A quanti di noi, incuriositi dallo statuto di classico scomodo della letteratura novecentesca, di libro controverso e complesso, è capitato di leggere Lolita di Nabokov?
A Teheran la docente di letteratura inglese Azar Nafisi, allontanata dall’università perché non in linea con i dettami imposti dal regime di Khomeini, lo ha letto clandestinamente con alcune studentesse nel salotto di casa sua e in seguito ha pubblicato Reading Lolita in Theran, nel 2004 tradotto in Italia da Adelphi.
Nel suo nuovo libro, Luciano Manicardi si interroga sulla potenza dell’esperimento ermeneutico di quel gruppo di donne iraniane anche alla luce delle notizie che ci raggiungono e scuotono oggi, a una ventina d’anni di distanza dalla pubblicazione del libro. Nella particolare rilettura a Teheran di Lolita Luciano scova una rivelazione universale, lì evidente e dirompente, per noi lettori occidentali più inabissata, ma non meno significativa.
Lolita nella sua polisemia è anche e soprattutto la storia di un abuso di potere, è la confisca della libertà di un individuo da parte di un altro, è lo scandaglio di un qualcosa di cui, a tutte le latitudini, il mondo non si è mai potuto dire immune.
Luciano Manicardi (Campagnola Emilia, 1957), biblista, monaco di Bose dal 1980, priore dal 2017 al 2022, collabora con varie riviste di argomento biblico e spirituale. È autore di numerosi testi, l’ultimo dei quali, “La passione per l’umano”, è stato pubblicato da Vita e Pensiero (2023). Nel 2016 per Molte Fedi ha scritto, con Roberto Mancini, “Nascere di nuovo” (Edizioni Gruppo Aeper).
Qui di seguito un estratto della recensione di Giulio Brotti de l'Eco di Bergamo.
«Nell’autunno del 1995, dopo aver dato le dimissioni dal mio ultimo incarico accademico, decisi di farmi un regalo e realizzare un sogno. Chiesi alle sette migliori studentesse che avevo di venire a casa mia il giovedì mattina per parlare di letteratura. Erano tutte ragazze, dato che, per quanto si trattasse di innocui romanzi, insegnare a una classe mista in casa propria sarebbe stato troppo rischioso».

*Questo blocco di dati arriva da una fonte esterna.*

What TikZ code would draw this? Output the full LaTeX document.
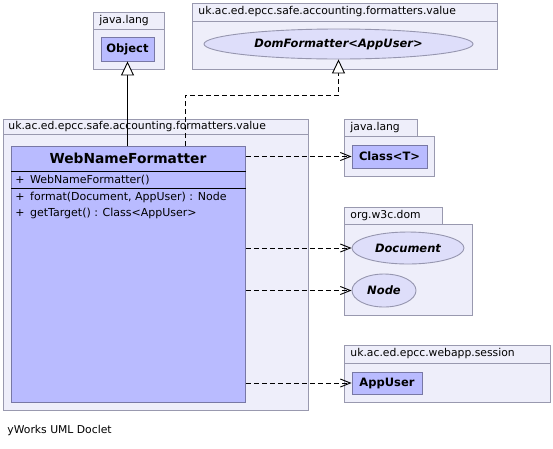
\documentclass[tikz,border=0pt]{standalone}
\usepackage{fontspec}
\setmainfont{DejaVu Sans}
\usetikzlibrary{shapes.geometric, arrows.meta, positioning}

\definecolor{pkgfill}{RGB}{238,238,250}
\definecolor{pkgline}{RGB}{153,153,175}
\definecolor{clsfill}{RGB}{185,187,255}
\definecolor{clsline}{RGB}{120,120,165}
\definecolor{ellfill}{RGB}{222,222,250}
\definecolor{ellline}{RGB}{150,150,175}

\begin{document}
\begin{tikzpicture}[x=1pt, y=-1pt, line width=0.9pt,
  pkg/.style={draw=pkgline, fill=pkgfill, anchor=north west, inner sep=0pt, outer sep=0pt},
  pkgname/.style={anchor=west, inner sep=0pt, font=\fontsize{10.8}{12}\selectfont},
  cls/.style={draw=clsline, fill=clsfill, inner sep=0pt, font=\bfseries\fontsize{11.5}{13}\selectfont},
  iface/.style={ellipse, draw=ellline, fill=ellfill, inner sep=0pt, font=\bfseries\itshape\fontsize{11.5}{13}\selectfont},
  member/.style={anchor=west, inner sep=0pt, font=\fontsize{11}{13}\selectfont},
  dep/.style={dash pattern=on 5pt off 3pt, -{Straight Barb[length=10pt,width=8pt,line width=0.9pt]}},
  inherit/.style={-{Triangle[length=14pt,width=13pt,fill=white]}},
  realize/.style={dash pattern=on 5pt off 3pt, -{Triangle[length=14pt,width=13pt,fill=white]}}]
  \useasboundingbox (0,0) rectangle (553,448);

  % java.lang
  \node[pkg, minimum width=71, minimum height=17] (langtab) at (93,12) {};
  \node[pkg, minimum width=71, minimum height=40] (langbody) at (93,29) {};
  \node[pkgname] (langname) at (99,20.5) {java.lang};
  \node[cls, minimum width=53, minimum height=24] (object) at (127.5,49) {Object};

  % uk.ac.ed.epcc.safe.accounting.formatters.value (interface)
  \node[pkg, minimum width=305, minimum height=18] (domtab) at (192,3) {};
  \node[pkg, minimum width=305, minimum height=48] (dombody) at (192,21) {};
  \node[pkgname] (domname) at (198,12) {uk.ac.ed.epcc.safe.accounting.formatters.value};
  \node[iface, minimum width=269, minimum height=30] (dom) at (338.5,44) {DomFormatter<AppUser>};

  % uk.ac.ed.epcc.safe.accounting.formatters.value (class)
  \node[pkg, minimum width=305, minimum height=15] (maintab) at (3,119) {};
  \node[pkg, minimum width=305, minimum height=276] (mainbody) at (3,134) {};
  \node[pkgname] (mainname) at (8,126.5) {uk.ac.ed.epcc.safe.accounting.formatters.value};
  \node[cls, anchor=north west, minimum width=234, minimum height=256] (wnf) at (11,146) {};
  \node[font=\bfseries\fontsize{13.8}{16}\selectfont, inner sep=0pt] (wnftitle) at (128,158.5) {WebNameFormatter};
  \draw ([yshift=-25]wnf.north west) -- ([yshift=-25]wnf.north east);
  \draw ([yshift=-42]wnf.north west) -- ([yshift=-42]wnf.north east);
  \node[member] (ctor) at (15,180) {+\enspace WebNameFormatter()};
  \node[member] (format) at (15,197) {+\enspace format(Document, AppUser) : Node};
  \node[member] (target) at (15,213) {+\enspace getTarget() : Class<AppUser>};

  % java.lang
  \node[pkg, minimum width=73, minimum height=17] (lang2tab) at (344,119) {};
  \node[pkg, minimum width=90, minimum height=40] (lang2body) at (344,136) {};
  \node[pkgname] (lang2name) at (350,127.5) {java.lang};
  \node[cls, minimum width=75, minimum height=23] (classT) at (389.5,156.5) {Class<T>};

  % org.w3c.dom
  \node[pkg, minimum width=98, minimum height=17] (w3ctab) at (344,207) {};
  \node[pkg, minimum width=128, minimum height=91] (w3cbody) at (344,224) {};
  \node[pkgname] (w3cname) at (350,215.5) {org.w3c.dom};
  \node[iface, minimum width=112, minimum height=32] (doc) at (408,248) {Document};
  \node[iface, minimum width=64, minimum height=33] (nodeI) at (384,290.5) {Node};

  % uk.ac.ed.epcc.webapp.session
  \node[pkg, minimum width=206, minimum height=18] (sesstab) at (344,345) {};
  \node[pkg, minimum width=206, minimum height=39] (sessbody) at (344,363) {};
  \node[pkgname] (sessname) at (350,354) {uk.ac.ed.epcc.webapp.session};
  \node[cls, minimum width=70, minimum height=22] (appuser) at (387,383) {AppUser};

  \node[pkgname] (doclet) at (7,431) {yWorks UML Doclet};

  \coordinate (bend) at (185,95);
  \draw[inherit] (wnf.north -| object.south) -- (object.south);
  \draw[realize] (wnf.north -| bend) -- (bend) -| (dom.south);
  \draw[dep] (wnf.east |- classT.west) -- (classT.west);
  \draw[dep] (wnf.east |- doc.west) -- (doc.west);
  \draw[dep] (wnf.east |- nodeI.west) -- (nodeI.west);
  \draw[dep] (wnf.east |- appuser.west) -- (appuser.west);
\end{tikzpicture}
\end{document}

Otto anni dopo, avendo ormai da tempo lasciato l’Iran per gli Stati Uniti, Azar Nafisi raccontò quell’esperienza semiclandestina di incontri tra donne in «Leggere Lolita a Teheran», dove il riferimento allo «scandaloso» romanzo di Vladimir Nabokov stava a simboleggiare la volontà di liberarsi – almeno interiormente, ricorrendo appunto alla grande letteratura - dalla bigotteria e dall’oscurantismo degli ayatollah.

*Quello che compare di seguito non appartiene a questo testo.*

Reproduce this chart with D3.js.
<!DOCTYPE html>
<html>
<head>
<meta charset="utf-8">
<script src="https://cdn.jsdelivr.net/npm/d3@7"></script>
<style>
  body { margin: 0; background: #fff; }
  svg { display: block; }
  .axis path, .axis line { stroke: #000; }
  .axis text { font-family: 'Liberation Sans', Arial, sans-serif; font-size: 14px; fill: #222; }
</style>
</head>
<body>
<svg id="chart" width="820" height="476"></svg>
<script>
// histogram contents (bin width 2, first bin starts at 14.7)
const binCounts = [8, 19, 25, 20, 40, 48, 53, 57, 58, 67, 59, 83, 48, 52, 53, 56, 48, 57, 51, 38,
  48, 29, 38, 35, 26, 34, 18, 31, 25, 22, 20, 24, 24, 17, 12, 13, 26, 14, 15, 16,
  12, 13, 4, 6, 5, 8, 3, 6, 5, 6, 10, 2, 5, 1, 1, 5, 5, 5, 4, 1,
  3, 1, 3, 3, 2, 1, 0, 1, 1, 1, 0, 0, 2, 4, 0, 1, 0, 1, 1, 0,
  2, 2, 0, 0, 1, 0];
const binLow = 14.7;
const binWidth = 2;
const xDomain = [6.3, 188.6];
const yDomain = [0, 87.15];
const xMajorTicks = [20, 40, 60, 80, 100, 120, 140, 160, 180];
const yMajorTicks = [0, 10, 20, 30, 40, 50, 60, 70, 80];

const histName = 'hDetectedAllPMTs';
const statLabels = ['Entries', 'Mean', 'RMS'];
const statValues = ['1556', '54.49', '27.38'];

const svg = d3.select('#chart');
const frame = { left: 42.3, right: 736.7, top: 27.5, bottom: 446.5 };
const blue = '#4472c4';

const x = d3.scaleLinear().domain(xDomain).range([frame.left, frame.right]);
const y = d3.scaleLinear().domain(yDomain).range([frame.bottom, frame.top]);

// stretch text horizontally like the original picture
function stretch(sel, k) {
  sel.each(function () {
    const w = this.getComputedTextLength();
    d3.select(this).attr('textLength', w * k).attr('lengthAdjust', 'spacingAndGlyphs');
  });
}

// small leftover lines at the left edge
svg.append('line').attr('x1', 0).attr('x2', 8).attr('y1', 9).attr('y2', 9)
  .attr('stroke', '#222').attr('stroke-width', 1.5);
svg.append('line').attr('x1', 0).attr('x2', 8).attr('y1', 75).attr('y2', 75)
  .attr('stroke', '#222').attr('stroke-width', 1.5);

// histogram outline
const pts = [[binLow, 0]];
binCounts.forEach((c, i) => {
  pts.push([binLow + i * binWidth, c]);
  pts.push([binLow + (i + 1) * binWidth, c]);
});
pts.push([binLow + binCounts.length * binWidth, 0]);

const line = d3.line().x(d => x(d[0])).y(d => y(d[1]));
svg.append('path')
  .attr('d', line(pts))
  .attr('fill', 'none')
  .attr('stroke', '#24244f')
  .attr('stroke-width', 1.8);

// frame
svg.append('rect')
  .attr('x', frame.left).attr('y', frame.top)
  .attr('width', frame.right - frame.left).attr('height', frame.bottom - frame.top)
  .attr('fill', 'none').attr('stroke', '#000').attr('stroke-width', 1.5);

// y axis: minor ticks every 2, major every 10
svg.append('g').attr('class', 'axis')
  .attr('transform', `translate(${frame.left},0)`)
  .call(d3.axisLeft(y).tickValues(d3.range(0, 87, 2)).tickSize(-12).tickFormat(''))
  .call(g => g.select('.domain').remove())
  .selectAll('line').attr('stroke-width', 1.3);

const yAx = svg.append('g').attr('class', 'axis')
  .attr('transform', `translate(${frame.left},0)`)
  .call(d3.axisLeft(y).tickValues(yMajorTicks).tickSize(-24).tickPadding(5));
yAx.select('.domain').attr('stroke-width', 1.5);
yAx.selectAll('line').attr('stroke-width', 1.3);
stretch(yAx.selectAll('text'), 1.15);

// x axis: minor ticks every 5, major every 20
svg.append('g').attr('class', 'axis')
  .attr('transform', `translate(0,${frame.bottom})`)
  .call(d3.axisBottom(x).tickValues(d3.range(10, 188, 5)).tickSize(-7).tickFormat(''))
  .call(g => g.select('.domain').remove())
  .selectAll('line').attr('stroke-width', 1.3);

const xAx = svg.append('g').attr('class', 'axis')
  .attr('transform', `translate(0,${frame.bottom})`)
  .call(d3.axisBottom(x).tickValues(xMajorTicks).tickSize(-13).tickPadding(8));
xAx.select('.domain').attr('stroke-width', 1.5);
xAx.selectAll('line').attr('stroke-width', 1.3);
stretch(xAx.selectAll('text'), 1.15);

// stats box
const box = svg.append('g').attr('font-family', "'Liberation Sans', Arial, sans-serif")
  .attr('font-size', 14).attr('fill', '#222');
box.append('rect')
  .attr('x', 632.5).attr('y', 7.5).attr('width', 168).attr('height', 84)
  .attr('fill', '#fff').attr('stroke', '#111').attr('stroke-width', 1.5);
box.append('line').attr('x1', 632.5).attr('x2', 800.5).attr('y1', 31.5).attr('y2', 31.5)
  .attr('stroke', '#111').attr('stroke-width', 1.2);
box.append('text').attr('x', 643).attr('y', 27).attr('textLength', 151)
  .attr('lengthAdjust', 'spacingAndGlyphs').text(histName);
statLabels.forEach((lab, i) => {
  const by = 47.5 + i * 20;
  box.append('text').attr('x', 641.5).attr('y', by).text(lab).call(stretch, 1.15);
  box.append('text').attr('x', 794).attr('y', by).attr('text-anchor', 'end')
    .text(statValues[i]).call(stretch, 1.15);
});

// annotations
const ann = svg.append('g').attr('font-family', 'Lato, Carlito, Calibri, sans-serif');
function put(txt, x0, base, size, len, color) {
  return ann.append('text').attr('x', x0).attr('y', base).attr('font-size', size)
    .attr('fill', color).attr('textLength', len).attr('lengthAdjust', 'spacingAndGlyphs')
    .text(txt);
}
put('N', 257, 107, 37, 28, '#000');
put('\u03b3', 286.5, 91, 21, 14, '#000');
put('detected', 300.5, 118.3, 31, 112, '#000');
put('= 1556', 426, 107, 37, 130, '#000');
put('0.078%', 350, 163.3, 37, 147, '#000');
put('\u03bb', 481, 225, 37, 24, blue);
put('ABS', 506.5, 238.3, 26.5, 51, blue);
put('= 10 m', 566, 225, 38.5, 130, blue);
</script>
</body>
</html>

Ha invece per titolo «Donna, libro, libertà», un volume di Luciano Manicardi appena pubblicato nella collana delle Acli «I Libri di Moltefedi». Biblista e monaco della Comunità di Bose, di cui è stato anche priore, Manicardi conduce in queste sue pagine una sorta di doppio confronto con i testi della Nafisi e di Nabokov: lo scopo è quello di approfondire ulteriormente l’analisi sul potere di emancipazione della lettura, ma anche di evidenziare i motivi per cui qualsiasi governo «teocratico» - non solo il regime al potere in Iran dall’epoca della rivoluzione khomeinista – è tipicamente portato a violare sia i diritti delle donne, sia la libertà di pubblicare e di leggere.